Mon départ de la maison familiale après l’obtention de mon diplôme d’études secondaires a été un tournant dans ma vie, surtout en tant qu’homme homosexuel. Ottawa m’attendait à bras ouverts, m’offrant une certaine liberté au niveau de mes relations. J’y ai eu mes premières expériences avec d’autres hommes. Des hommes qui aimaient mon corps, mon physique assez mince. D’une certaine manière, j’ai pris goût à pouvoir attirer d’autres hommes, grâce à mon physique qui correspond aux critères de la communauté gay. Précision, c’était mon thinking de la chose, de l’attirance entre deux personnes. Ça m’a rendu malade, d’une certaine façon, et vous comprendrez bien vite pourquoi. Pour maintenir mon poids, qui était anormalement bas, je me privais de manger les traditionnels trois repas par jour. J’étais réellement conditionné, peu importe ce que mes proches me disaient pour tenter de me convaincre de reprendre une alimentation équilibrée. Mais bon, j’avais ce
que je croyais être important dans ma vie : je plaisais. J’ai été pris dans cet engrenage pendant au moins trois ans.

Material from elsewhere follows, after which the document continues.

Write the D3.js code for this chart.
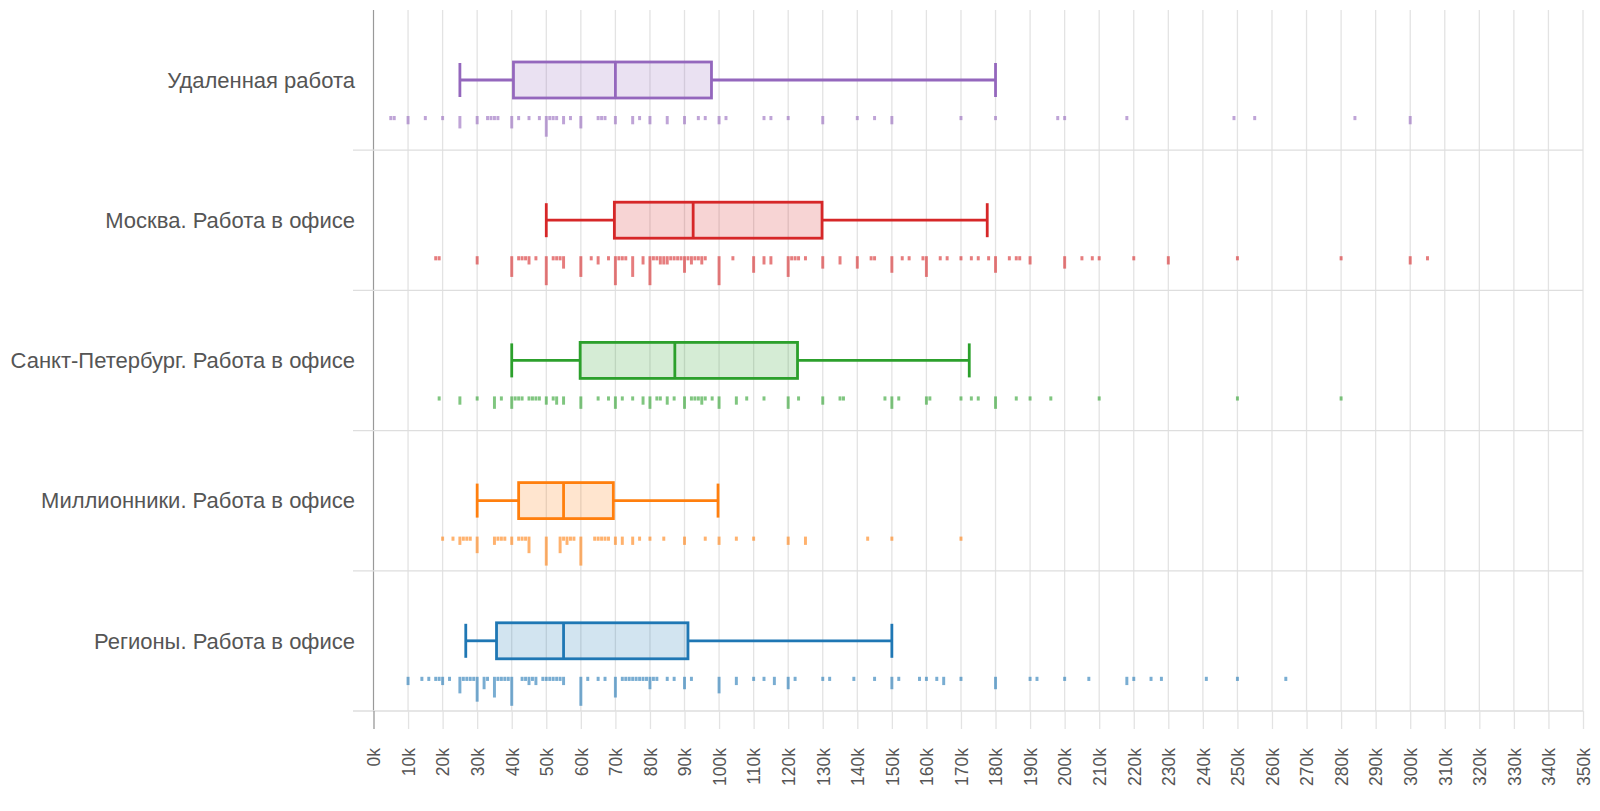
<!DOCTYPE html>
<html><head><meta charset="utf-8">
<script src="https://cdn.jsdelivr.net/npm/d3@7"></script>
<style>body{margin:0;background:#fff;overflow:hidden} text{font-family:"Liberation Sans",Arial,Helvetica,sans-serif}</style>
</head><body><svg id="c" width="1600" height="811"></svg>
<script>
const categories = ["Удаленная работа","Москва. Работа в офисе","Санкт-Петербург. Работа в офисе","Миллионники. Работа в офисе","Регионы. Работа в офисе"];
const colors = ["#9467bd","#d62728","#2ca02c","#ff7f0e","#1f77b4"];
// whisker low, Q1, median, Q3, whisker high (thousands)
const boxRemote = [25,40.5,70,97.8,180];
const boxMoscow = [50,69.7,92.5,129.8,177.6];
const boxSpb = [40,59.8,87.2,122.7,172.4];
const boxMillion = [30,42,55,69.4,99.7];
const boxRegions = [26.7,35.6,55,91,150];
// rug: [salary in thousands, count]
const rugRemote = [[5,1],[6,1],[10,2],[15,1],[20,1],[25,3],[30,2],[33,1],[34,1],[35,1],[36,1],[40,3],[42,1],[45,1],[48,1],[50,5],[51,1],[52,1],[53,1],[55,2],[57,1],[60,3],[65,1],[66,1],[67,1],[70,2],[75,2],[77,1],[80,2],[85,2],[90,2],[94,1],[96,1],[100,2],[102,1],[113,1],[115,1],[120,1],[130,2],[140,1],[145,1],[150,2],[170,1],[180,1],[198,1],[200,1],[218,1],[249,1],[255,1],[284,1],[300,2]];
const rugMoscow = [[18,1],[19,1],[30,2],[40,5],[42,1],[43,1],[44,1],[45,2],[47,1],[50,7],[52,1],[53,1],[54,1],[55,3],[60,5],[63,1],[65,2],[68,1],[70,7],[71,1],[72,1],[73,1],[75,5],[78,2],[80,7],[81,1],[82,1],[83,2],[84,2],[85,2],[86,1],[87,1],[88,1],[89,1],[90,4],[91,1],[92,2],[93,1],[94,1],[95,2],[96,1],[100,7],[104,1],[110,4],[113,2],[115,2],[120,5],[121,1],[122,1],[123,1],[125,1],[130,3],[135,2],[140,3],[144,1],[145,1],[150,4],[153,1],[155,1],[159,1],[160,5],[164,1],[166,1],[170,1],[173,1],[175,1],[178,1],[180,4],[184,1],[186,1],[187,1],[190,2],[200,3],[205,1],[208,1],[210,1],[220,1],[230,2],[250,1],[280,1],[300,2],[305,1]];
const rugSpb = [[19,1],[25,2],[30,1],[35,3],[37,1],[40,3],[41,1],[42,1],[43,1],[45,1],[46,1],[47,1],[48,1],[50,2],[52,1],[53,2],[55,2],[60,3],[65,1],[68,1],[70,3],[72,1],[75,1],[78,2],[80,3],[82,1],[83,1],[85,2],[87,1],[90,3],[92,1],[93,1],[94,1],[95,2],[96,1],[98,1],[100,3],[105,2],[108,1],[113,1],[120,3],[123,1],[130,2],[135,1],[136,1],[148,1],[150,3],[152,1],[160,2],[161,1],[170,1],[173,1],[175,1],[180,3],[186,1],[190,1],[196,1],[210,1],[250,1],[280,1]];
const rugMillion = [[20,1],[23,1],[25,2],[26,1],[27,1],[28,1],[30,4],[35,2],[36,1],[37,1],[38,1],[40,2],[42,1],[43,1],[44,1],[45,4],[50,7],[54,4],[55,1],[56,2],[57,1],[58,1],[60,7],[64,1],[65,1],[66,1],[67,1],[68,1],[70,2],[72,2],[75,2],[77,1],[80,1],[84,1],[90,2],[96,1],[100,2],[105,1],[110,1],[120,2],[125,2],[143,1],[150,1],[170,1]];
const rugRegions = [[10,2],[14,1],[16,1],[18,1],[19,1],[20,2],[22,1],[25,4],[26,1],[27,1],[28,1],[29,1],[30,6],[32,3],[33,1],[35,5],[36,1],[37,1],[38,1],[39,1],[40,7],[43,1],[44,1],[45,2],[46,1],[47,2],[49,1],[50,1],[51,1],[52,1],[53,1],[54,1],[55,2],[60,7],[62,1],[65,1],[67,1],[70,5],[72,1],[73,1],[74,1],[75,1],[76,1],[77,1],[78,1],[79,1],[80,3],[81,1],[82,1],[85,1],[87,1],[90,3],[92,1],[100,4],[105,2],[110,1],[113,1],[116,2],[120,3],[122,1],[130,1],[132,1],[139,1],[145,1],[150,3],[152,1],[158,1],[160,1],[163,1],[165,2],[170,1],[180,3],[190,1],[192,1],[200,1],[207,1],[218,2],[220,1],[225,1],[228,1],[241,1],[250,1],[264,1]];
const tickValues = d3.range(0, 351, 10);

const boxes = [boxRemote, boxMoscow, boxSpb, boxMillion, boxRegions];
const rugs = [rugRemote, rugMoscow, rugSpb, rugMillion, rugRegions];

const svg = d3.select("#c");
const plotTop = 10, plotBottom = 711, plotLeft = 373.5, plotRight = 1583;
const x = d3.scaleLinear().domain([0, 350]).range([plotLeft, plotRight]);
const y = d3.scaleBand().domain(categories).range([plotTop, plotBottom]);
const bh = y.bandwidth();
const rugH = d3.scaleLinear().domain([0, 7]).range([0, 29]);

// vertical grid
svg.append("g").selectAll("line").data(tickValues).join("line")
  .attr("x1", d => x(d)).attr("x2", d => x(d))
  .attr("y1", plotTop).attr("y2", plotBottom)
  .attr("stroke", d => d === 0 ? "#999" : "#e3e3e3").attr("stroke-width", d => d === 0 ? 1.2 : 1.3);

// horizontal separators
svg.append("g").selectAll("line").data(categories).join("line")
  .attr("x1", 353).attr("x2", plotRight)
  .attr("y1", d => y(d) + bh).attr("y2", d => y(d) + bh)
  .attr("stroke", "#dedede").attr("stroke-width", 1.3);

// x axis
const ax = svg.append("g").attr("transform", `translate(0,${plotBottom})`)
  .call(d3.axisBottom(x).tickValues(tickValues).tickSize(18).tickFormat(d => d + "k"));
ax.select(".domain").remove();
ax.selectAll(".tick line").attr("stroke", d => d === 0 ? "#999" : "#e3e3e3").attr("stroke-width", 1.3);
ax.selectAll(".tick text")
  .attr("transform", "rotate(-90)")
  .attr("text-anchor", "end")
  .attr("x", -37).attr("y", 0).attr("dy", "0.36em")
  .attr("font-size", 17.5).attr("fill", "#555")
  .style("font-family", "'Liberation Sans', Arial, sans-serif");

// row labels
svg.append("g").selectAll("text").data(categories).join("text")
  .attr("x", 355).attr("y", d => y(d) + 70)
  .attr("dy", "0.35em").attr("text-anchor", "end")
  .attr("font-size", 22).attr("fill", "#555")
  .text(d => d);

// rugs
categories.forEach((c, i) => {
  const g = svg.append("g");
  const w = x(1) - x(0) - 0.5;
  g.selectAll("rect").data(rugs[i]).join("rect")
    .attr("x", d => x(d[0]) - w / 2).attr("width", w)
    .attr("y", y(c) + 106).attr("height", d => Math.max(3.5, rugH(d[1])))
    .attr("fill", colors[i]).attr("fill-opacity", 0.6);
});

// boxes
categories.forEach((c, i) => {
  const [lo, q1, med, q3, hi] = boxes[i];
  const cy = y(c) + 70, h = 36;
  const g = svg.append("g").attr("stroke", colors[i]).attr("stroke-width", 2.8);
  g.append("line").attr("x1", x(lo)).attr("x2", x(q1)).attr("y1", cy).attr("y2", cy);
  g.append("line").attr("x1", x(q3)).attr("x2", x(hi)).attr("y1", cy).attr("y2", cy);
  g.append("line").attr("x1", x(lo)).attr("x2", x(lo)).attr("y1", cy - h / 2 + 1).attr("y2", cy + h / 2 - 1);
  g.append("line").attr("x1", x(hi)).attr("x2", x(hi)).attr("y1", cy - h / 2 + 1).attr("y2", cy + h / 2 - 1);
  g.append("rect").attr("x", x(q1)).attr("width", x(q3) - x(q1))
    .attr("y", cy - h / 2).attr("height", h)
    .attr("fill", colors[i]).attr("fill-opacity", 0.2);
  g.append("line").attr("x1", x(med)).attr("x2", x(med)).attr("y1", cy - h / 2).attr("y2", cy + h / 2);
});
</script></body></html>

Québec, anxiété, recentrage

Mes deux années à Ottawa ont été épouvantables pour l’équilibre dans ma vie. En fait, j’en n’ai jamais réellement eu. J’avais besoin de changement, de respirer dans une autre ville, c’est pourquoi j’ai choisi Québec pour amorcer mes études universitaires. J’ai eu la chance d’y faire quelquesunes des plus belles rencontres de ma vie, tant en amitié qu’en amour, bien que je n’aie jamais été en couple officiellement. Certains garçons que j’ai fréquentés m’ont fait comprendre que je suis plus qu’un corps qui doit répondre aux critères d’une société ou d’une communauté. Ça m’a été très libérateur. J’ai pu me connecter à mes réels sentiments, à ce que je souhaite réellement être et devenir comme personne.

Je souffre d’ailleurs d’anxiété plus généralisée depuis que je suis à Québec, justement car je me laisse aller en tant qu’être humain ; la pression sociale, dans mes études, mes relations, etc. Cette anxiété m’a permis de me poser les vraies questions quant à mon identité. Oui, je suis homosexuel, mais à part entière. Je n’ai pas à répondre à un modèle préétabli : twink, mince, shape, mâle, etc. Je tente de me dévoiler réellement aux gens qui m’entourent et à ceux et celles que je vais rencontrer dans l’avenir. Un recentrage quoi. Il me permet de me sentir beaucoup mieux, je n’ai plus cette pression à me sentir sexy, attirant pour les autres. Bon, pas toujours facile avec Instagram qui est rempli de modèles masculins, notamment homosexuels, avec des shapes parfaites. Je veux que mes futures fréquentations, mes prochaines rencontres se concentrent sur l’ensemble de ce que j’ai à leur offrir, oui incluant mon corps, mais aussi ma tête, mes intérêts, mes sentiments.

Célébrer l’unicité

Je souhaite terminer ce texte en vous partageant mon vœu : qu’on reconnaisse tout un chacun l’unicité de chaque personne. Parce que oui, nous sommes des êtres uniques sur cette planète de plus de sept milliards de personnes. Il me semble que ça réglerait plusieurs maux de type mental et d’estime de soi. Notre tête est constamment mise sous pression pour tenter de ressembler à ce que nous pensons être la perfection ou ce que la majorité veut. Du moins, à mon avis. Si vous arrivez à ne pas entrer ou n’êtes jamais entré dans cette game, c’est tout à votre honneur. Souhaitons-nous pour l’avenir d’aimer ce que nous sommes vraiment sans aucun moule qui soit.